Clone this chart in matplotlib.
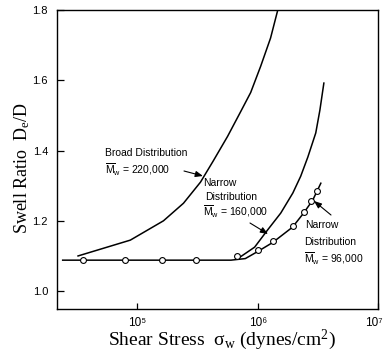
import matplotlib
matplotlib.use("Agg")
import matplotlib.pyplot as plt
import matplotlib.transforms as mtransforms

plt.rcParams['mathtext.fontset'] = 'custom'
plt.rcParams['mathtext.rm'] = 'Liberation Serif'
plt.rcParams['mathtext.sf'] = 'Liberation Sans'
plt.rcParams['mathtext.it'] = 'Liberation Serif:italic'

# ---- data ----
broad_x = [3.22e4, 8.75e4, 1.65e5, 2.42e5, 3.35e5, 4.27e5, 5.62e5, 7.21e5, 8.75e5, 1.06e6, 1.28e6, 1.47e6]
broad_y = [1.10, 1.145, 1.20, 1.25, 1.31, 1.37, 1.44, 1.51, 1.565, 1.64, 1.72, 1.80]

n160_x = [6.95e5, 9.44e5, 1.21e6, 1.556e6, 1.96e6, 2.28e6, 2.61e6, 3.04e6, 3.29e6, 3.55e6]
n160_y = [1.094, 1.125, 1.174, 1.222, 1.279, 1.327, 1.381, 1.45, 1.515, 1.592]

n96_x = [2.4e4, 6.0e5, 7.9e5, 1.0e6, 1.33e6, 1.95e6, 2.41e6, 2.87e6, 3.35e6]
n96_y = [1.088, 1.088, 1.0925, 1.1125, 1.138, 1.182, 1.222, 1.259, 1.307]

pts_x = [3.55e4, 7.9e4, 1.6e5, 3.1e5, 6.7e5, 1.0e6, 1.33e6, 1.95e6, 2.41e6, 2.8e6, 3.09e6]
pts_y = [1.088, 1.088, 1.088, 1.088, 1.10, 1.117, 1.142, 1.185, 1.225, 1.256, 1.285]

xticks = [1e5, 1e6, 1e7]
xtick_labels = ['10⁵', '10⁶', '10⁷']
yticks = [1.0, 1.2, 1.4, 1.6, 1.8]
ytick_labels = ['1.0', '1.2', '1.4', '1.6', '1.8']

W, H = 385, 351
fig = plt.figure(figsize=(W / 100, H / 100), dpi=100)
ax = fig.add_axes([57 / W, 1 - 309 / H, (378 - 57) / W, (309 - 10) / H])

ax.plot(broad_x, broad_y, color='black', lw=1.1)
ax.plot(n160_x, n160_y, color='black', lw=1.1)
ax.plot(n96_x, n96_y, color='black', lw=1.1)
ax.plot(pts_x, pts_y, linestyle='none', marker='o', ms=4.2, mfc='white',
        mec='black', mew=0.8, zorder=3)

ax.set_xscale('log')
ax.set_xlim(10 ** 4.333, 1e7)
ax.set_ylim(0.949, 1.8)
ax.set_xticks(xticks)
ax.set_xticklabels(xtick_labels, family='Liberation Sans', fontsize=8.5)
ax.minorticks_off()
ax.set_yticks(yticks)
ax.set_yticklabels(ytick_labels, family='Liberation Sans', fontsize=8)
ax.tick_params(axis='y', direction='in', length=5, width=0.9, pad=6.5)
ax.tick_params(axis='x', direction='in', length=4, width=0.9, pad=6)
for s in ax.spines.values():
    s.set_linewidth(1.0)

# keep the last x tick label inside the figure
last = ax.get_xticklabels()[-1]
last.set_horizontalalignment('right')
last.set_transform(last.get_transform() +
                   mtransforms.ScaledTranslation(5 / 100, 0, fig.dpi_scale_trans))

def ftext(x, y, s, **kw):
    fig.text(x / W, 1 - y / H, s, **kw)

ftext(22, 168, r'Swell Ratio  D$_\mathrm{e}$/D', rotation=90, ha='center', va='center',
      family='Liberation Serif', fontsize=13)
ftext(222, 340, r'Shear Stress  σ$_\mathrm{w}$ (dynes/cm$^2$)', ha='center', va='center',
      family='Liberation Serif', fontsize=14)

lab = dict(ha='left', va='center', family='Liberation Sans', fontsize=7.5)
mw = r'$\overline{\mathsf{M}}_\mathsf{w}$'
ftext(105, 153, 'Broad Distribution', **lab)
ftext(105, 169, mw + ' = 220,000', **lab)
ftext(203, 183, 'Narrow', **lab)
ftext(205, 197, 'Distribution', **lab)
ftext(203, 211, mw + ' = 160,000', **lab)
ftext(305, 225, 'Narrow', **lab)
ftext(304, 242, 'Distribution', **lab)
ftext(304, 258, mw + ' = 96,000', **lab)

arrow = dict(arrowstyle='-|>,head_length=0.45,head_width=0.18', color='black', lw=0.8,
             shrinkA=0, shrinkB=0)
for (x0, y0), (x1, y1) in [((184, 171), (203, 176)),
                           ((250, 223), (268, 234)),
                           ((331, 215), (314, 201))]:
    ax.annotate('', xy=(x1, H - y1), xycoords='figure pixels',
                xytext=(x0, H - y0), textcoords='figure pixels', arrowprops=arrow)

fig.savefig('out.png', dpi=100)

———

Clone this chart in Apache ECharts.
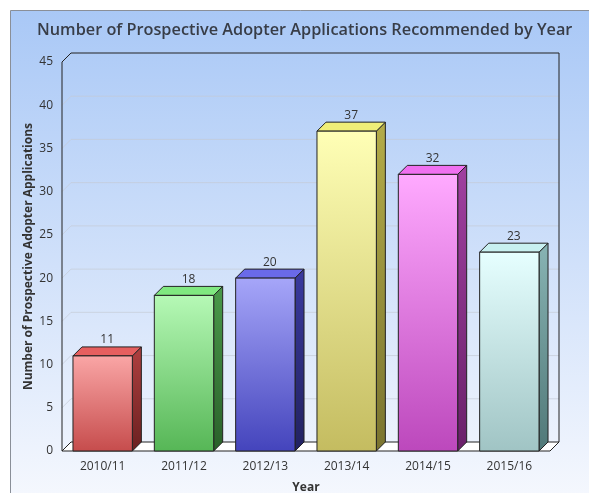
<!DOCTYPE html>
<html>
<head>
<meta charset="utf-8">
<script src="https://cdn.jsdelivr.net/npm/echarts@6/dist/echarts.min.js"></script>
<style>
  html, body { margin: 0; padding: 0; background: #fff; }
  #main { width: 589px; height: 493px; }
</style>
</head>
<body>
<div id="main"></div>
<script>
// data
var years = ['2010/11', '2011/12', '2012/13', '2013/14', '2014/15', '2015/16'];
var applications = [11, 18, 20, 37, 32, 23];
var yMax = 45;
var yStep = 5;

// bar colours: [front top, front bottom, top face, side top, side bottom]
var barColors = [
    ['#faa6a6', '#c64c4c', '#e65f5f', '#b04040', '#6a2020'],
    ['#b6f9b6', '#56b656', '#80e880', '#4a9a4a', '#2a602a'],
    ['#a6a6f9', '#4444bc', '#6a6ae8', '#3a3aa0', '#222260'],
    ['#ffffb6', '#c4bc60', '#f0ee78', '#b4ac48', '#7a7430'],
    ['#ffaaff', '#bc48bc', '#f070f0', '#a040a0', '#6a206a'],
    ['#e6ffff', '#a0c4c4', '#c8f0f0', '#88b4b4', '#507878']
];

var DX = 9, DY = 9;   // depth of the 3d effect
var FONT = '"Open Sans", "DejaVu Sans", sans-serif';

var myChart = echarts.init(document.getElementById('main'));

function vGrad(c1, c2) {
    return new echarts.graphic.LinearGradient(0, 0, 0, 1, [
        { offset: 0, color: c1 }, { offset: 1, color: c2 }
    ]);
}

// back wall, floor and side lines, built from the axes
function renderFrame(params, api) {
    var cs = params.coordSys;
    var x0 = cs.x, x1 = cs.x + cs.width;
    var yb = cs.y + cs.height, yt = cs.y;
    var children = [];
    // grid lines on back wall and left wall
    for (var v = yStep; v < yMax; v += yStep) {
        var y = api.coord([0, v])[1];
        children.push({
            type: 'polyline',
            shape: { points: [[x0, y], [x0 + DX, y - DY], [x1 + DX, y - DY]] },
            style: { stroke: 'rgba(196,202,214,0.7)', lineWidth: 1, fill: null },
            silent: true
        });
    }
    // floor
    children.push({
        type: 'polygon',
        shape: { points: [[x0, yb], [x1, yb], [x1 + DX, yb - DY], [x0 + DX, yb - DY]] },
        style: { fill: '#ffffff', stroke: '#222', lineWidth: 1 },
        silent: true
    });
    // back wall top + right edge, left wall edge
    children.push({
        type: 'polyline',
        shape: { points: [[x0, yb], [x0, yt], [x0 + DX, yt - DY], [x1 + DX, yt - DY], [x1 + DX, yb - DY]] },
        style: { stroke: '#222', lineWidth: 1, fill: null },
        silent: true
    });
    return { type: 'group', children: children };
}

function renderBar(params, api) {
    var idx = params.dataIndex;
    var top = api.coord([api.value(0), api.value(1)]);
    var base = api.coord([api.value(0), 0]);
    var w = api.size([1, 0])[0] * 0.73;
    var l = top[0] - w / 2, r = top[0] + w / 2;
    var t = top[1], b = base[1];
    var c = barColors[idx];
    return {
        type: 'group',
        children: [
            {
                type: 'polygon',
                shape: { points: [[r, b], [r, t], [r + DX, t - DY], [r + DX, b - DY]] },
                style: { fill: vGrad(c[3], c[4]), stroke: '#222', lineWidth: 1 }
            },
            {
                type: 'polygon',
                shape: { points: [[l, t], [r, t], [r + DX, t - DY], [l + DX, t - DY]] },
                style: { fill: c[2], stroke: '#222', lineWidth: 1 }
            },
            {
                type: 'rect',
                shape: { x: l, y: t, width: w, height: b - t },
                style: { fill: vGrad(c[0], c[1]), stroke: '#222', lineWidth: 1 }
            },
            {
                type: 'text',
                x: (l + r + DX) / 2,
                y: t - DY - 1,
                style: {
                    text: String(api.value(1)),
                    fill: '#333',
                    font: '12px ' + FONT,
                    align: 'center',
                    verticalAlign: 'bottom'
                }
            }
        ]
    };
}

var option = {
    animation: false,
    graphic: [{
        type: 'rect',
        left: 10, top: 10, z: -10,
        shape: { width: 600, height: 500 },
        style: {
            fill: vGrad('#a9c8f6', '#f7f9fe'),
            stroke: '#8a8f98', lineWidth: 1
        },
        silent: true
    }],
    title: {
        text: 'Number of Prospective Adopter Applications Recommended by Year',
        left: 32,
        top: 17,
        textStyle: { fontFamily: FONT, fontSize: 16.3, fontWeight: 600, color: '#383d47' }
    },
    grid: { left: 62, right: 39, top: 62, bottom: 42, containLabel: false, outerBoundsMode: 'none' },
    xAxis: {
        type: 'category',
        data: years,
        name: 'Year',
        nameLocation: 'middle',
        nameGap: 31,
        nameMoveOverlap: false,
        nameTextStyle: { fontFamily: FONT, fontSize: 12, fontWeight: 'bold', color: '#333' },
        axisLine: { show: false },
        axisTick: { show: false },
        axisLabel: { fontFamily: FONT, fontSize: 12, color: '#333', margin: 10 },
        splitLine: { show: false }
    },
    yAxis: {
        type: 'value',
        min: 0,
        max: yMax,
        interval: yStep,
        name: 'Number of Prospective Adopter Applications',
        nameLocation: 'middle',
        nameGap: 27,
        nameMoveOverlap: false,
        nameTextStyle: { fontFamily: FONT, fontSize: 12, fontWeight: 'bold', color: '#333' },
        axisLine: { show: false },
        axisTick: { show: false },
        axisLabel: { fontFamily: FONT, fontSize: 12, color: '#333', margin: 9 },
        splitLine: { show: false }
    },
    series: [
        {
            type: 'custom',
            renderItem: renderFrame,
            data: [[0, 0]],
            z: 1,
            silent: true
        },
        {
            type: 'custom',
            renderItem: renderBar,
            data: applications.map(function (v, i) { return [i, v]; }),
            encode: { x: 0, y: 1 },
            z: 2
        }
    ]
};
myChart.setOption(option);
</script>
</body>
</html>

———

▸ EXERCISE DETAILS
Above are some records. Reproduce the lines from the one with "Clone this chart in matplotlib." down to the one with "1.64, 1.72, 1.80]", keeping both, and leave every picture out.

▸ FULL RESPONSE
Clone this chart in matplotlib.
import matplotlib
matplotlib.use("Agg")
import matplotlib.pyplot as plt
import matplotlib.transforms as mtransforms

plt.rcParams['mathtext.fontset'] = 'custom'
plt.rcParams['mathtext.rm'] = 'Liberation Serif'
plt.rcParams['mathtext.sf'] = 'Liberation Sans'
plt.rcParams['mathtext.it'] = 'Liberation Serif:italic'

# ---- data ----
broad_x = [3.22e4, 8.75e4, 1.65e5, 2.42e5, 3.35e5, 4.27e5, 5.62e5, 7.21e5, 8.75e5, 1.06e6, 1.28e6, 1.47e6]
broad_y = [1.10, 1.145, 1.20, 1.25, 1.31, 1.37, 1.44, 1.51, 1.565, 1.64, 1.72, 1.80]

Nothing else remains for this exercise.